■ THE TASK ■
Repeat, exactly and only, the lines from the beginning of the data through the line with "import * as". Pictures are left out.

■ AVAILABLE DATA ■
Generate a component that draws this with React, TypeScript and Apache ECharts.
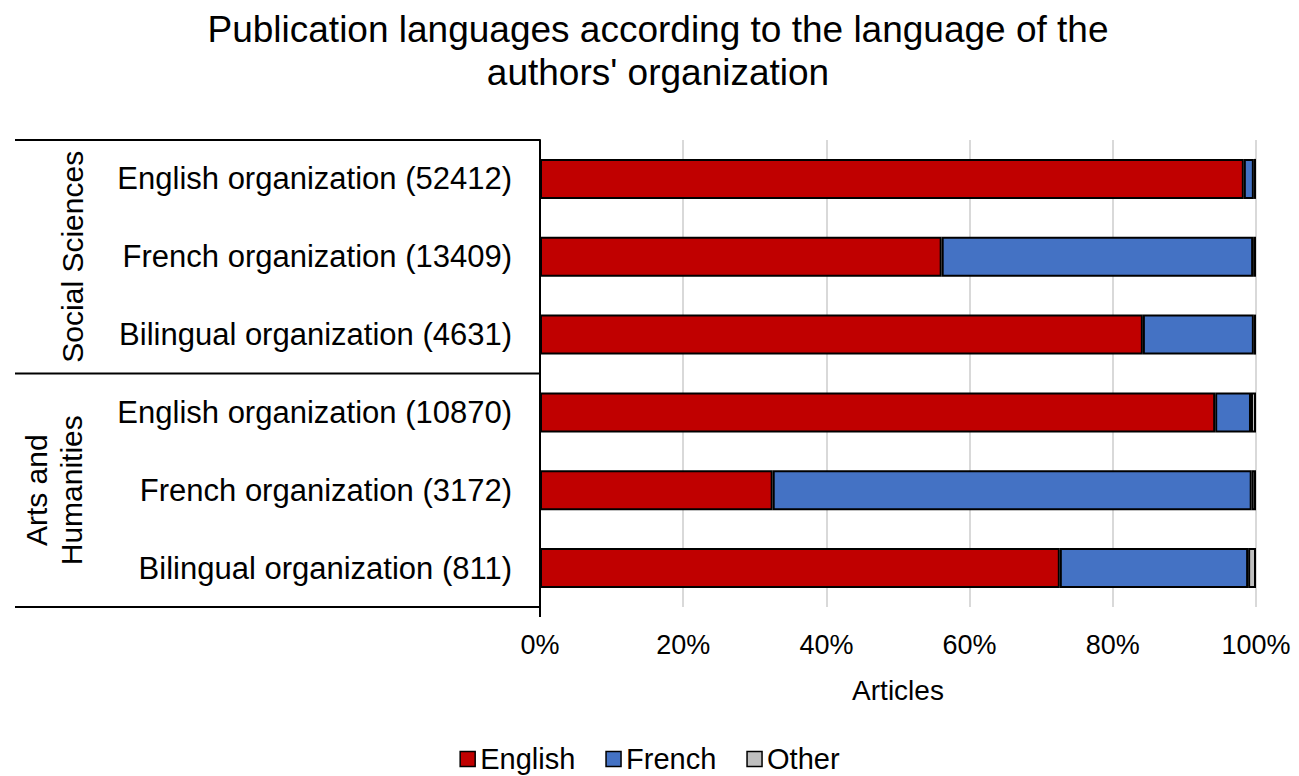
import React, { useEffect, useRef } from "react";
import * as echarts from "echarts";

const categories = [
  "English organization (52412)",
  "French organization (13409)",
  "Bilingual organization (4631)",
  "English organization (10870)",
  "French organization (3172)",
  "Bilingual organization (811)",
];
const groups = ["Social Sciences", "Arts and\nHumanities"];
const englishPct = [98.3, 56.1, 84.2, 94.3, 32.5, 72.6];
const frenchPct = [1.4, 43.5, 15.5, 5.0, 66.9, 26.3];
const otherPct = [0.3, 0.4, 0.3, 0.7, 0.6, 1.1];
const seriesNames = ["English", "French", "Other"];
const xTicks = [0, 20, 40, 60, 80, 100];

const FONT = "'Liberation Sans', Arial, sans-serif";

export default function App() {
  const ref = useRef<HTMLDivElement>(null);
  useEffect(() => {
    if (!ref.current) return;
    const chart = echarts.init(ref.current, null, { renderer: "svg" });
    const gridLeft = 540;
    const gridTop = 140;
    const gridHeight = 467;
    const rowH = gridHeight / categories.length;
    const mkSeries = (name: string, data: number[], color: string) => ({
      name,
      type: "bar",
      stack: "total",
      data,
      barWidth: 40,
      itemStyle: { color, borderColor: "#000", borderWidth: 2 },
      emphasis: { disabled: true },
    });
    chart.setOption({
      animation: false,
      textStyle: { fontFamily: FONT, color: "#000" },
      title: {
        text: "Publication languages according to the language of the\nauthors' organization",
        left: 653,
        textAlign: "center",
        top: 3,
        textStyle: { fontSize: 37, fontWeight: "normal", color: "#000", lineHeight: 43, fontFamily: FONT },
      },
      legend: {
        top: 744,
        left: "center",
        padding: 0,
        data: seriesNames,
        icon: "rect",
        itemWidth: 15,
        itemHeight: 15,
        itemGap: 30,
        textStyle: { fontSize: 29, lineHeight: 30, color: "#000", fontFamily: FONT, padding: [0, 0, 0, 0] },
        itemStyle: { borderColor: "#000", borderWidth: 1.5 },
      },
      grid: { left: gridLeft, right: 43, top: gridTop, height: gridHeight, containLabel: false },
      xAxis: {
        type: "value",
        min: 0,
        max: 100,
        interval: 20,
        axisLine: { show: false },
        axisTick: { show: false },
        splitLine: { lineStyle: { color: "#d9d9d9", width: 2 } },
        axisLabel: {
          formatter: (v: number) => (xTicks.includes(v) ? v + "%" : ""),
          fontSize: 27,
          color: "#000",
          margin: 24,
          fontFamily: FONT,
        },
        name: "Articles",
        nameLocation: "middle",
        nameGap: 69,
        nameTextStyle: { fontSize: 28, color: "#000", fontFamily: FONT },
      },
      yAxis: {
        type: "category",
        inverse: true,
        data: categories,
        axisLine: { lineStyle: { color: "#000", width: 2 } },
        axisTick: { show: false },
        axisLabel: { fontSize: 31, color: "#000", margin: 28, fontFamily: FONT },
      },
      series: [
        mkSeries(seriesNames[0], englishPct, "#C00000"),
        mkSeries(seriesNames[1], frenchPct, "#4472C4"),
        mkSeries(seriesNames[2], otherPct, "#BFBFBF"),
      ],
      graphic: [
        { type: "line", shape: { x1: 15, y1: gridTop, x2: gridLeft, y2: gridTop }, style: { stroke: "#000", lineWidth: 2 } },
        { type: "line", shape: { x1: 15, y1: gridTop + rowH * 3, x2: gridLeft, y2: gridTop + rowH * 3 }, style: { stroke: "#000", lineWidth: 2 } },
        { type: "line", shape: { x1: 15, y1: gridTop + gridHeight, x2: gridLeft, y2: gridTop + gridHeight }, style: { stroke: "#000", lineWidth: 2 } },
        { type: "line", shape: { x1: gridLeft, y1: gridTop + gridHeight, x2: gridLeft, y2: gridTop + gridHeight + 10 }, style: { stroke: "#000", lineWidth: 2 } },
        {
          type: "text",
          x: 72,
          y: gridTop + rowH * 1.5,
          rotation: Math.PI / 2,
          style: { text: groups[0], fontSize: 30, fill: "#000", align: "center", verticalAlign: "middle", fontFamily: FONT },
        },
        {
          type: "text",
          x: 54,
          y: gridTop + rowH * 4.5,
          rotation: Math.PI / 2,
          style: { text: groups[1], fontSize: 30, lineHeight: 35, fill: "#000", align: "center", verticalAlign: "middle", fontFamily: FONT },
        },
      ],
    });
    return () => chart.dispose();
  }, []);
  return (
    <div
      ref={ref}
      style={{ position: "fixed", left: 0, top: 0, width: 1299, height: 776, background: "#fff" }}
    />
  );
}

■ FINAL RESULT ■
Generate a component that draws this with React, TypeScript and Apache ECharts.
import React, { useEffect, useRef } from "react";
import * as echarts from "echarts";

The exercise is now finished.